The right choice also changes with the school's budget, building condition, seasonal weather, infrastructure, and operational capacity. We wanted to build a tool that makes these trade-offs visible and lets a school compare possible climate actions before committing real money.

What it does

Kitsune is a school sustainability decision-support system. Its custom environment models four school support hubs across repeated school years. Each hub has a carbon footprint divided into building, lighting, heating, transport, and waste emissions, together with renewable readiness and a retrofit backlog.

The agent can invest in seven physical sustainability actions:

solar panels;
LED lighting;
building insulation;
smart thermostats;
HVAC upgrades;
recycling programs;
electric buses.

Users can change the number of episodes, weeks per episode, starting calendar week, district support budget, sustainability budget, demand pressure, weather intensity, human-error rate, and system-shock rate. Kitsune then reports the current and best carbon footprint, reduction achieved, budget spent and remaining, action frequency, estimated ROI, weather effects, and the state of a school digital twin.

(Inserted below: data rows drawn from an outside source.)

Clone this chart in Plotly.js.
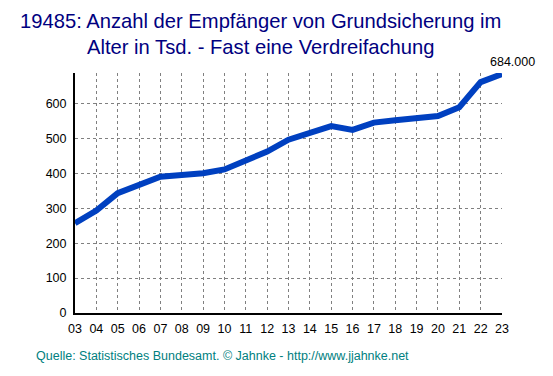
<!DOCTYPE html>
<html><head><meta charset="utf-8">
<script src="https://cdn.plot.ly/plotly-3.0.1.min.js"></script>
<style>html,body{margin:0;padding:0;background:#fff}#chart{width:553px;height:376px}</style>
</head><body><div id="chart"></div>
<script>
const years = ['03','04','05','06','07','08','09','10','11','12','13','14','15','16','17','18','19','20','21','22','23'];
const recipients = [257,293,343,367,390,395,400,411,435,462,496,514,535,524,545,552,560,564,589,661,684];
const yTicks = [0,100,200,300,400,500,600];
const lastLabel = '684.000';
const titleLine1 = '19485: Anzahl der Empfänger von Grundsicherung im';
const titleLine2 = 'Alter in Tsd. - Fast eine Verdreifachung';
const sourceText = 'Quelle: Statistisches Bundesamt. © Jahnke - http://www.jjahnke.net';

const font = 'Liberation Sans, Arial, sans-serif';
const plotH = 240, plotW = 427, plotTop = 73, plotLeft = 75;
const py = (pix) => (plotTop + plotH - pix) / plotH;
const px = (pix) => (pix - plotLeft) / plotW;
const titleFont = {family: font, size: 20.2, color: '#000080'};
Plotly.newPlot('chart', [{
  x: years, y: recipients, type: 'scatter', mode: 'lines',
  line: {color: '#0040C0', width: 6}, hoverinfo: 'none'
}], {
  width: 553, height: 376,
  margin: {l: 75, r: 51, t: 73, b: 63},
  paper_bgcolor: '#fff', plot_bgcolor: '#fff',
  showlegend: false,
  xaxis: {type: 'category', range: [0, 20], tickvals: years, ticktext: years,
    showgrid: true, gridcolor: '#808080', griddash: '3px,3px', gridwidth: 1,
    showline: true, linecolor: '#000', linewidth: 2, ticks: 'outside', ticklen: 3, tickcolor: 'rgba(0,0,0,0)', zeroline: false,
    tickfont: {family: font, size: 12.5, color: '#000'}},
  yaxis: {range: [0, 687], tickvals: yTicks,
    showgrid: true, gridcolor: '#808080', griddash: '3px,3px', gridwidth: 1,
    showline: true, linecolor: '#000', linewidth: 2, ticks: 'outside', ticklen: 4, tickcolor: 'rgba(0,0,0,0)', zeroline: false,
    tickfont: {family: font, size: 12.5, color: '#000'}},
  annotations: [
    {text: titleLine1, showarrow: false, xref: 'paper', yref: 'paper', x: px(260), xanchor: 'center', y: py(21), yanchor: 'middle', font: titleFont},
    {text: titleLine2, showarrow: false, xref: 'paper', yref: 'paper', x: px(260), xanchor: 'center', y: py(47), yanchor: 'middle', font: titleFont},
    {x: years.length - 1, y: recipients[recipients.length-1], text: lastLabel, showarrow: false,
     xref: 'x', yref: 'y', xanchor: 'center', yanchor: 'middle', xshift: 10, yshift: 12,
     font: {family: font, size: 12.5, color: '#000'}},
    {text: sourceText, showarrow: false, xref: 'paper', yref: 'paper',
     x: px(34), xanchor: 'left', y: py(356), yanchor: 'middle',
     font: {family: font, size: 12.5, color: '#008080'}}
  ]
}, {staticPlot: true});
</script></body></html>
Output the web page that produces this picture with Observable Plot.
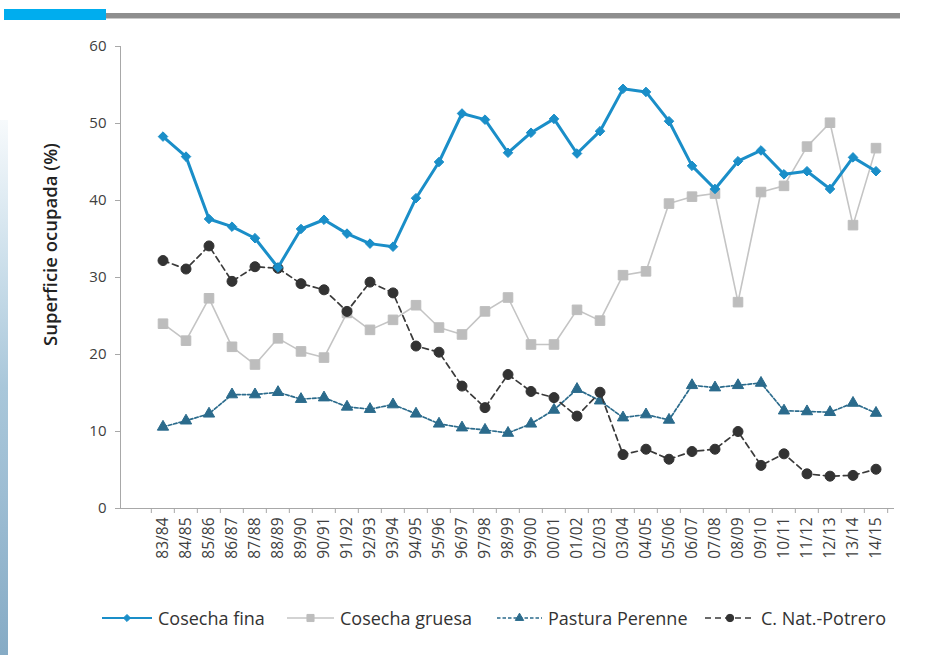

The result is not an automatic purchasing decision. It is a transparent scenario comparison that helps a school administrator or facilities manager understand which combination of actions appears most effective under the selected constraints.

How we built it

We created a custom Gymnasium environment in Python and trained multi-agent PPO policies through PyTorch. Four agents operate school hubs over 52-week school years. Episodes can span multiple years, and annual budgets renew at the start of each simulated year.

The observation space includes operational need, staff capacity, budget health, emissions by school system, renewable readiness, retrofit backlog, season, daily weather pressure, and peer/global indicators. The action space contains 13 decisions, including the seven sustainability investments. Rewards encourage carbon reduction and efficient budget use while also penalizing overspending, unsafe service outcomes, staff burnout, and inequity.

Streamlit provides the interactive control center. It displays training progress, budget allocation, action frequency, CO2 reduction, initiative ROI, daily weather, and the digital twin. Pygame provides an additional simulator view. Qwen is used only in the broader prototype's guarded plain-language support interface; it does not select investments or control the RL policy.

Challenges we ran into

The first challenge was converting a long-term climate problem into weekly decisions. Investments have different costs, delayed benefits, and dependencies, while weather and budgets change what is feasible. We addressed this by separating the footprint into school systems, giving every intervention its own spending and reduction effects, and evaluating policies over complete school years.

The second challenge was reward design. An agent could appear successful by optimizing one easy metric while overspending, ignoring staff capacity, or producing little real reduction. We added counter-metrics and penalties for budget pressure, fatigue, inequity, wrong guidance, missed urgent cases, and low-impact stagnation.

The third challenge was explainability. A final reward number is not useful to a school decision-maker. We therefore expose the selected actions, estimated costs, CO2 reduction, ROI, budget balance, weather conditions, and digital-twin state instead of presenting only a score.

Accomplishments that we're proud of

We built a working custom environment rather than a static carbon calculator. Kitsune can run reproducible scenarios with custom budgets and climate pressure, simulate multiple school years, compare seven sustainability actions, and visualize why a policy behaves the way it does.

We are also proud that the system keeps humans in control. It supports a real investment conversation without claiming that synthetic estimates are guaranteed results or automatically spending a school's budget.

What we learned

We learned that reinforcement learning is useful when decisions are sequential and constrained: an investment made this week changes the options and budget available later. We also learned that a useful optimization system needs counter-metrics. Carbon reduction alone is not enough if the policy overspends, creates inequity, or ignores operational limits.

Most importantly, we learned that explainability is part of the product. Showing assumptions, costs, estimated reductions, and remaining constraints makes an AI recommendation more useful and easier to challenge.

What's next for Kitsune

Our next step is to replace prototype estimates with verified school energy bills, utility factors, building audits, local weather records, vendor quotes, and lifecycle-emission data. We would then add uncertainty ranges, compare the RL policy with simple optimization baselines, and test the dashboard with students, facilities staff, and school administrators.

We also want to support school-specific building profiles, multilingual explanations, saved scenario comparisons, and a pilot in which every recommendation is reviewed by a qualified human before implementation.